** begin ENTRIES **

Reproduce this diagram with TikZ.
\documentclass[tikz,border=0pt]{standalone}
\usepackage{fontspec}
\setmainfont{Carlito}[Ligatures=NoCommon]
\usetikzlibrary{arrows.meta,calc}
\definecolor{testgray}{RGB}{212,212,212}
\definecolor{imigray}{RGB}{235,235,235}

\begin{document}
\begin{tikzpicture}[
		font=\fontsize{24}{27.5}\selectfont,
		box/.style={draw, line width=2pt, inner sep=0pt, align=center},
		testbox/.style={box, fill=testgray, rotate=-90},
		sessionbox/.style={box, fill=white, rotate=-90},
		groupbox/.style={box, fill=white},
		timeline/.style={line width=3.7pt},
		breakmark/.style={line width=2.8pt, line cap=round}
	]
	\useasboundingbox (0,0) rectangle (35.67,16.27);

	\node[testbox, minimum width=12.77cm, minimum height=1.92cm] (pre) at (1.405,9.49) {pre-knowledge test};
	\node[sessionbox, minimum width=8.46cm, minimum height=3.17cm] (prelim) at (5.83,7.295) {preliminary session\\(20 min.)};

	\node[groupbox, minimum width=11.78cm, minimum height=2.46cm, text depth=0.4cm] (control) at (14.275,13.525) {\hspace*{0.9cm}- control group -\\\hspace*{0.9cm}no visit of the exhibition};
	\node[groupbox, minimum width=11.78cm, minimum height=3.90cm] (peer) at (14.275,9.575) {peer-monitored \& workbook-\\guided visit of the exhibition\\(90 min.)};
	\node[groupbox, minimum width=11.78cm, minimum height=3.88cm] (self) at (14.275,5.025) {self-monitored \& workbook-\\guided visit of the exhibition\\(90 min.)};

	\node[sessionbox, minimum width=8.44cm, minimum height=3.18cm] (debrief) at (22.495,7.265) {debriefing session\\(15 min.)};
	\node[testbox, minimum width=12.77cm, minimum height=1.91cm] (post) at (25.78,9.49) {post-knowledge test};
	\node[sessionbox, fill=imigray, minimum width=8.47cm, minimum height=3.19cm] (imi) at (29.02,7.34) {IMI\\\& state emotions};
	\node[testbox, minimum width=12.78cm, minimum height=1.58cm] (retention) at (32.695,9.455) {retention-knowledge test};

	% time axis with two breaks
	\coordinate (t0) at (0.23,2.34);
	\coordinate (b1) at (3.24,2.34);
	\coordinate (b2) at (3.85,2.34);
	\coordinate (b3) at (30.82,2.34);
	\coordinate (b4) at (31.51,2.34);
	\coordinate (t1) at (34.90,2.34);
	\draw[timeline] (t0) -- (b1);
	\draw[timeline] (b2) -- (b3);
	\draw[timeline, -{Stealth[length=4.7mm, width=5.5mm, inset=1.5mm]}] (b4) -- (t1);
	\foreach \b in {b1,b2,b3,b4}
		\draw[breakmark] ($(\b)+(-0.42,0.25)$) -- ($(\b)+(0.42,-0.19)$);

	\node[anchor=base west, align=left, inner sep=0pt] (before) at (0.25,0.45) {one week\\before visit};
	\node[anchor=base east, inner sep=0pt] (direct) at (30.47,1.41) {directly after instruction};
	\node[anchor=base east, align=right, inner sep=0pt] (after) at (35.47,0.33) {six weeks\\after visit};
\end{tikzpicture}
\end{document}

** end ENTRIES **
** begin ENTRIES **

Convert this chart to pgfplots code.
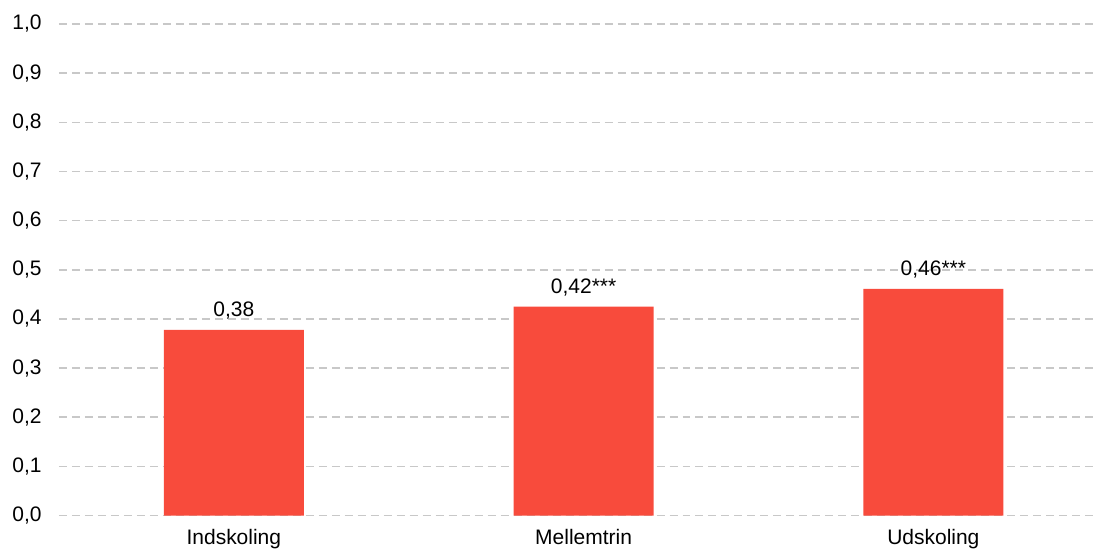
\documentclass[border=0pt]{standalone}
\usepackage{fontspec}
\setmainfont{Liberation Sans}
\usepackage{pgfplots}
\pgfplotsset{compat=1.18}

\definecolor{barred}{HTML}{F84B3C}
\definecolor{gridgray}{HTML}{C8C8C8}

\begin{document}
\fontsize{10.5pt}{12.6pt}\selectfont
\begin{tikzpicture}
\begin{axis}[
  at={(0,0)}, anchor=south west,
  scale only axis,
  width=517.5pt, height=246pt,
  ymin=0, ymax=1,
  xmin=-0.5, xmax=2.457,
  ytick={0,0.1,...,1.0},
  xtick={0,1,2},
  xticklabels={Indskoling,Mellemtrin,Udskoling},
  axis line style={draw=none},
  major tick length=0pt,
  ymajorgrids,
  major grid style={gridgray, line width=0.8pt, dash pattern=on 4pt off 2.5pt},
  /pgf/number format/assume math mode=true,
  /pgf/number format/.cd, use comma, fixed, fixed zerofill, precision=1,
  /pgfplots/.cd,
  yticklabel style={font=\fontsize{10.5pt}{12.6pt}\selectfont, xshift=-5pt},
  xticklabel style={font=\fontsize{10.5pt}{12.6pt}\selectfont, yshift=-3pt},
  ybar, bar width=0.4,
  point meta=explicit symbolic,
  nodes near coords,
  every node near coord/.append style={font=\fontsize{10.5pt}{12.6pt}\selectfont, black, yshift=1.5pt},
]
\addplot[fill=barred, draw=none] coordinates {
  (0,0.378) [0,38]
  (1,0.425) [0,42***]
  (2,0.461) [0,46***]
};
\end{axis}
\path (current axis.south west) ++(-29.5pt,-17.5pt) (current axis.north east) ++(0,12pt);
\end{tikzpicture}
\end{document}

** end ENTRIES **

#### WORK REQUIRED
Check every line of the data, and copy the ones that contain "this".

#### RESULT OF THE EXERCISE
Reproduce this diagram with TikZ.
Convert this chart to pgfplots code.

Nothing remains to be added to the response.